■ What to produce:
Transcribe all of the material exactly, except for its pictures.

-- start Supplied data --

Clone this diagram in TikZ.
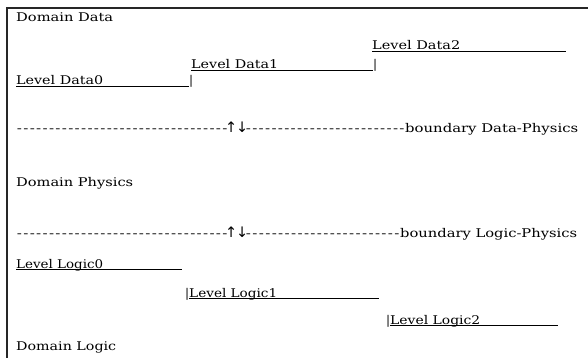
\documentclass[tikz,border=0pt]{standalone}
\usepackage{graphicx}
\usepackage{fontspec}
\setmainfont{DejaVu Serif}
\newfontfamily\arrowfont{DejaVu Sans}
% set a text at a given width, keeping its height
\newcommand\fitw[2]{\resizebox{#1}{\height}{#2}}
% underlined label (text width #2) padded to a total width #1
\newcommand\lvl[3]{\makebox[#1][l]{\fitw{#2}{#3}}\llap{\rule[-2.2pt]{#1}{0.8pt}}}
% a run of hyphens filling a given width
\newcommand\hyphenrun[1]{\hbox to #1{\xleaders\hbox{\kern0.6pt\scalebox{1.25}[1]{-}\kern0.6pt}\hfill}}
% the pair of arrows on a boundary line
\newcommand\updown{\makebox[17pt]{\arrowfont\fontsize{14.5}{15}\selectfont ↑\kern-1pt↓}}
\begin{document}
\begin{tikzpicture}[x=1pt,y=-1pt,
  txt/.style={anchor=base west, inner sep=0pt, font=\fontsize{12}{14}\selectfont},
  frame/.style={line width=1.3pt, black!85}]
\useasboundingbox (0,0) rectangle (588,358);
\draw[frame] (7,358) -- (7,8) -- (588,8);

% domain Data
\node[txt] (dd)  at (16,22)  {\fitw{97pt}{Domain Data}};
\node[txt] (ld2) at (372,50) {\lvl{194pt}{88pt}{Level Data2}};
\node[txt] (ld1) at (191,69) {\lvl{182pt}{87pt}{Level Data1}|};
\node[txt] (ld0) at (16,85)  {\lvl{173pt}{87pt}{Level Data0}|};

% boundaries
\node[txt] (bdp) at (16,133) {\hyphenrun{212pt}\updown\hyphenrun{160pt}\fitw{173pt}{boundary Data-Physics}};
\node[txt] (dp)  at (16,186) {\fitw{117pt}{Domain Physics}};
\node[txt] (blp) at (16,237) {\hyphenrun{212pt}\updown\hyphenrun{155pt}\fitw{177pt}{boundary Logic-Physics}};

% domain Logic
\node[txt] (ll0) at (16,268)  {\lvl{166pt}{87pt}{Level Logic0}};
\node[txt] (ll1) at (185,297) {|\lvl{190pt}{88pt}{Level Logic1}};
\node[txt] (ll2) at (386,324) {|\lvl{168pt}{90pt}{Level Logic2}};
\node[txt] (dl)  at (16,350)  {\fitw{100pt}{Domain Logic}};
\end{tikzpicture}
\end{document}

-- end Supplied data --

■ Response to this task:
Clone this diagram in TikZ.
\documentclass[tikz,border=0pt]{standalone}
\usepackage{graphicx}
\usepackage{fontspec}
\setmainfont{DejaVu Serif}
\newfontfamily\arrowfont{DejaVu Sans}
% set a text at a given width, keeping its height
\newcommand\fitw[2]{\resizebox{#1}{\height}{#2}}
% underlined label (text width #2) padded to a total width #1
\newcommand\lvl[3]{\makebox[#1][l]{\fitw{#2}{#3}}\llap{\rule[-2.2pt]{#1}{0.8pt}}}
% a run of hyphens filling a given width
\newcommand\hyphenrun[1]{\hbox to #1{\xleaders\hbox{\kern0.6pt\scalebox{1.25}[1]{-}\kern0.6pt}\hfill}}
% the pair of arrows on a boundary line
\newcommand\updown{\makebox[17pt]{\arrowfont\fontsize{14.5}{15}\selectfont ↑\kern-1pt↓}}
\begin{document}
\begin{tikzpicture}[x=1pt,y=-1pt,
  txt/.style={anchor=base west, inner sep=0pt, font=\fontsize{12}{14}\selectfont},
  frame/.style={line width=1.3pt, black!85}]
\useasboundingbox (0,0) rectangle (588,358);
\draw[frame] (7,358) -- (7,8) -- (588,8);

% domain Data
\node[txt] (dd)  at (16,22)  {\fitw{97pt}{Domain Data}};
\node[txt] (ld2) at (372,50) {\lvl{194pt}{88pt}{Level Data2}};
\node[txt] (ld1) at (191,69) {\lvl{182pt}{87pt}{Level Data1}|};
\node[txt] (ld0) at (16,85)  {\lvl{173pt}{87pt}{Level Data0}|};

% boundaries
\node[txt] (bdp) at (16,133) {\hyphenrun{212pt}\updown\hyphenrun{160pt}\fitw{173pt}{boundary Data-Physics}};
\node[txt] (dp)  at (16,186) {\fitw{117pt}{Domain Physics}};
\node[txt] (blp) at (16,237) {\hyphenrun{212pt}\updown\hyphenrun{155pt}\fitw{177pt}{boundary Logic-Physics}};

% domain Logic
\node[txt] (ll0) at (16,268)  {\lvl{166pt}{87pt}{Level Logic0}};
\node[txt] (ll1) at (185,297) {|\lvl{190pt}{88pt}{Level Logic1}};
\node[txt] (ll2) at (386,324) {|\lvl{168pt}{90pt}{Level Logic2}};
\node[txt] (dl)  at (16,350)  {\fitw{100pt}{Domain Logic}};
\end{tikzpicture}
\end{document}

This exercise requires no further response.